Teaching projectA little bit of advice for future teaching volunteers would be to prepare to teach discipline the first week you are there. This was the one struggle that I had to overcome. Once the children learn that you are their teacher and should be respected, they will calm down and start to listen. I also brought decorative pencils to give to the students when they would receive full marks on their written essays or if they engaged in French conversation in front of the class.

As for the Projects Abroad staff, they were always available and would respond to any problem, question, or concern within fifteen minutes. Whenever I would call with a simple question, they would spend time explaining the answer to me on the phone in great detail and were eager to continue discussing if I needed any other information.

They also organized group volunteer clean-ups, such as cleaning the local orphanage, and group volunteer outings, such as a trip to the Hanoi waterpark.
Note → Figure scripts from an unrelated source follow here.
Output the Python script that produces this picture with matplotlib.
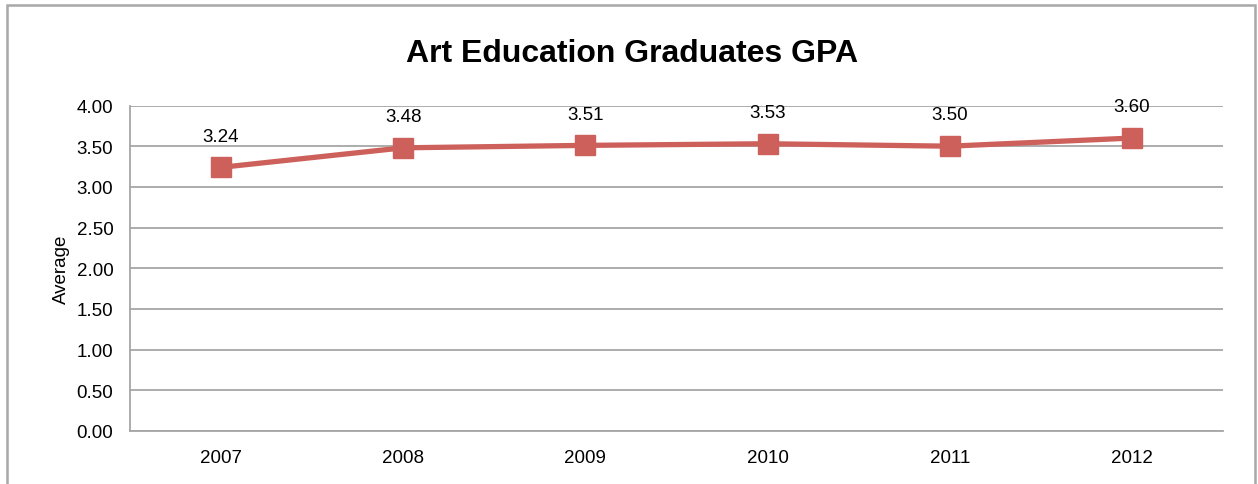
import matplotlib.pyplot as plt
from matplotlib.patches import Rectangle

plt.rcParams["font.family"] = ["Liberation Sans", "DejaVu Sans"]

years = ["2007", "2008", "2009", "2010", "2011", "2012"]
gpa = [3.24, 3.48, 3.51, 3.53, 3.50, 3.60]

line_color = "#CD605B"
grid_color = "#A6A6A6"

fig = plt.figure(figsize=(12.58, 4.85), dpi=100, facecolor="white")
ax = fig.add_axes([130 / 1258, 1 - 432 / 485, (1223 - 130) / 1258, (432 - 106.5) / 485])

x = range(len(years))
ax.plot(x, gpa, color=line_color, linewidth=3.8, marker="s", markersize=15,
        markerfacecolor=line_color, markeredgecolor=line_color, zorder=3)

for xi, v in zip(x, gpa):
    ax.annotate(f"{v:.2f}", (xi, v), xytext=(0, 22.5), textcoords="offset points",
                ha="center", va="center", fontsize=13.5, color="black")

ax.set_xlim(-0.5, len(years) - 0.5)
ax.set_ylim(0, 4)
ax.set_yticks([i * 0.5 for i in range(9)])
ax.set_yticklabels([f"{i * 0.5:.2f}" for i in range(9)])
ax.set_xticks(list(x))
ax.set_xticklabels(years)
ax.tick_params(axis="both", length=0, labelsize=13.5)
ax.tick_params(axis="x", pad=13)
ax.tick_params(axis="y", pad=12)

ax.grid(axis="y", color=grid_color, linewidth=1.3)
ax.set_axisbelow(True)
for side in ["top", "right"]:
    ax.spines[side].set_visible(False)
for side in ["left", "bottom"]:
    ax.spines[side].set_color(grid_color)
    ax.spines[side].set_linewidth(1.3)

ax.set_ylabel("Average", fontsize=13.5, labelpad=5)
fig.text(632 / 1258, 1 - 54 / 485, "Art Education Graduates GPA", ha="center", va="center",
         fontsize=23, fontweight="bold")

# chart frame
fig.patches.append(Rectangle((7 / 1258, -0.05), (1255 - 7) / 1258, 1 - 6 / 485 + 0.05,
                             transform=fig.transFigure, fill=False,
                             edgecolor="#A8A8A8", linewidth=1.8))

fig.savefig("out.png", dpi=100)
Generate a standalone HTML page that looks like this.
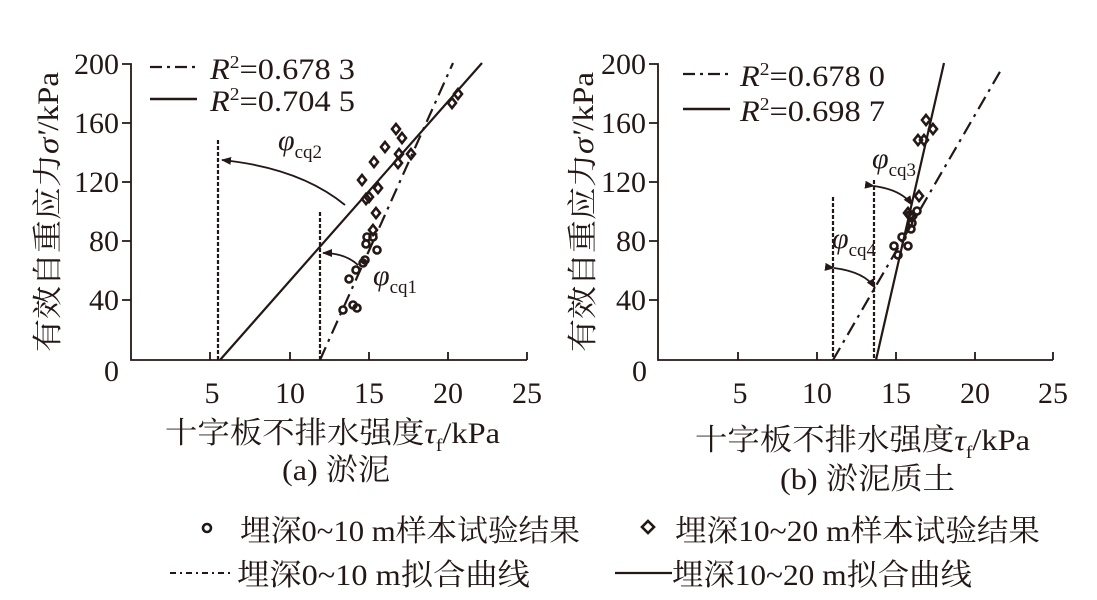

In addition, I also wanted a tour of the local hospital while I was in Hanoi, and they were more than happy to arrange that and I even had a tour guide!

The staff were easy to talk to, always available, very welcoming, and take the time to show you how to navigate Vietnam. On my first day there as a volunteer, I was introduced to everyone at the office at an induction, and then the manager and I, along with a few other volunteers, went out to lunch and then for a tour of Hanoi. All in all, my trip to Vietnam was fantastic, and I plan to volunteer with Projects Abroad next summer in a different country!